Before feeding your dataset into the model, it needs to be tokenized:

def tokenize_and_align_labels(examples):
    tokenized_inputs = tokenizer(examples["tokens"], truncation=True, is_split_into_words=True)
    labels = []
    for i, label in enumerate(examples["ner_tags"]):
        word_ids = tokenized_inputs.word_ids(batch_index=i)
        label_ids = [-100 if word_id is None else label[word_id] for word_id in word_ids]
        labels.append(label_ids)
    tokenized_inputs["labels"] = labels
    return tokenized_inputs

tokenized_dataset = dataset.map(tokenize_and_align_labels, batched=True)

    

7. Fine-tuning the Model (Optional)

If you want to fine-tune the model on your dataset, you can use the Trainer API from Hugging Face:

from transformers import Trainer, TrainingArguments

training_args = TrainingArguments(
    output_dir="./results",
    evaluation_strategy="epoch",
    learning_rate=2e-5,
    per_device_train_batch_size=16,
    per_device_eval_batch_size=16,
    num_train_epochs=3,
    weight_decay=0.01,
)

trainer = Trainer(
    model=model,
    args=training_args,
    train_dataset=tokenized_dataset["train"],
    eval_dataset=tokenized_dataset["validation"],
    tokenizer=tokenizer
)

trainer.train()

    

8. Run Inference on New Text

Once the model is trained or loaded, you can use it to classify tokens in new text:

from transformers import pipeline

ner_pipeline = pipeline("ner", model=model, tokenizer=tokenizer)

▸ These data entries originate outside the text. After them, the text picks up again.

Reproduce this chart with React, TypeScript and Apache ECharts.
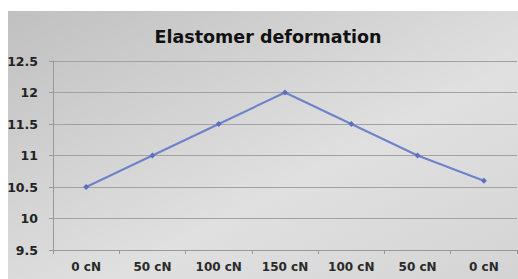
import React, { useEffect, useRef } from "react";
import * as echarts from "echarts";

const categories = ["0 cN", "50 cN", "100 cN", "150 cN", "100 cN", "50 cN", "0 cN"];
const deformation = [10.5, 11.0, 11.5, 12.0, 11.5, 11.0, 10.6];
const yMin = 9.5;
const yMax = 12.5;
const yStep = 0.5;

export default function App() {
  const ref = useRef<HTMLDivElement>(null);
  useEffect(() => {
    if (!ref.current) return;
    const chart = echarts.init(ref.current, null, { renderer: "svg" });
    chart.setOption({
      animation: false,
      graphic: [
        {
          type: "rect",
          z: -10,
          shape: { x: 8, y: 11, width: 510, height: 268 },
          style: {
            fill: new echarts.graphic.LinearGradient(0, 0, 1, 1, [
              { offset: 0, color: "#c0c0c0" },
              { offset: 0.6, color: "#e0e0e0" },
              { offset: 1, color: "#d4d4d4" },
            ]),
          },
          silent: true,
        },
      ],
      title: {
        text: "Elastomer deformation",
        left: 263,
        textAlign: "center",
        top: 23,
        textStyle: {
          fontFamily: "DejaVu Sans",
          fontWeight: "bold",
          fontSize: 17.5,
          color: "#111",
        },
      },
      grid: { left: 53, top: 61, right: 1, bottom: 29, containLabel: false },
      xAxis: {
        type: "category",
        data: categories,
        boundaryGap: true,
        axisLine: { show: true, lineStyle: { color: "#999", width: 1 } },
        axisTick: { show: true, length: 4, lineStyle: { color: "#999" } },
        axisLabel: {
          margin: 11,
          fontFamily: "DejaVu Sans",
          fontWeight: "bold",
          fontSize: 12,
          color: "#2a2a2a",
        },
      },
      yAxis: {
        type: "value",
        min: yMin,
        max: yMax,
        interval: yStep,
        axisLine: { show: true, lineStyle: { color: "#999", width: 1 } },
        axisTick: { show: true, length: 4, lineStyle: { color: "#999" } },
        splitLine: { show: true, lineStyle: { color: "#a2a2a2", width: 1 } },
        axisLabel: {
          margin: 15,
          fontFamily: "DejaVu Sans",
          fontWeight: "bold",
          fontSize: 12.5,
          color: "#222",
          formatter: (v: number) => String(v),
        },
      },
      series: [
        {
          type: "line",
          data: deformation,
          symbol: "diamond",
          symbolSize: 6,
          lineStyle: { color: "#6e82ca", width: 2 },
          itemStyle: { color: "#5b6fc0" },
        },
      ],
    });
    return () => chart.dispose();
  }, []);
  return <div ref={ref} style={{ width: 518, height: 279, position: "absolute", left: 0, top: 0 }} />;
}
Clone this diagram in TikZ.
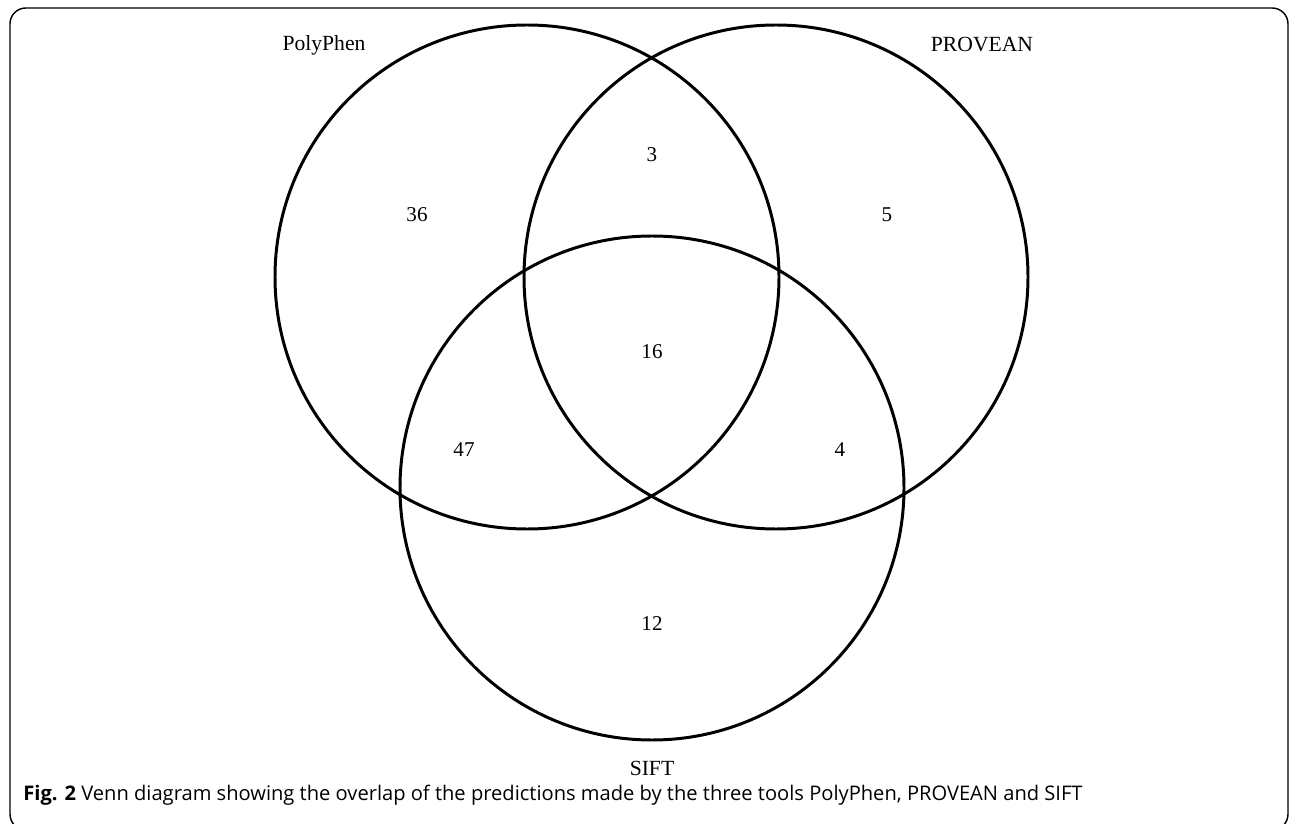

sentence = "Hugging Face is creating a great library!"
ner_results = ner_pipeline(sentence)

for entity in ner_results:
    print(f"Entity: {entity['word']}, Label: {entity['entity']}, Score: {entity['score']}")

    

9. Saving the Model

After training or fine-tuning, you can save the model for later use:

trainer.save_model("./ner_model")

    

10. Serve the Model (Optional)

If you want to serve the model as an API, you can use a lightweight framework like FastAPI. Install FastAPI and Uvicorn:

pip install fastapi uvicorn

    

Here’s a basic FastAPI setup:

from fastapi import FastAPI
from transformers import pipeline

app = FastAPI()

ner_pipeline = pipeline("ner", model=model_name)

@app.post("/predict")
def predict(text: str):
    ner_results = ner_pipeline(text)
    return {"entities": ner_results}

if __name__ == "__main__":
    import uvicorn
    uvicorn.run(app, host="0.0.0.0", port=8000)

    

You can run this API with the following command:

uvicorn app:app --reload

    

Summary

You’ve now set up token classification on Ubuntu using Python and Hugging Face. You can use a pre-trained model or fine-tune your own, prepare datasets, train or load models, and optionally serve the model through an API.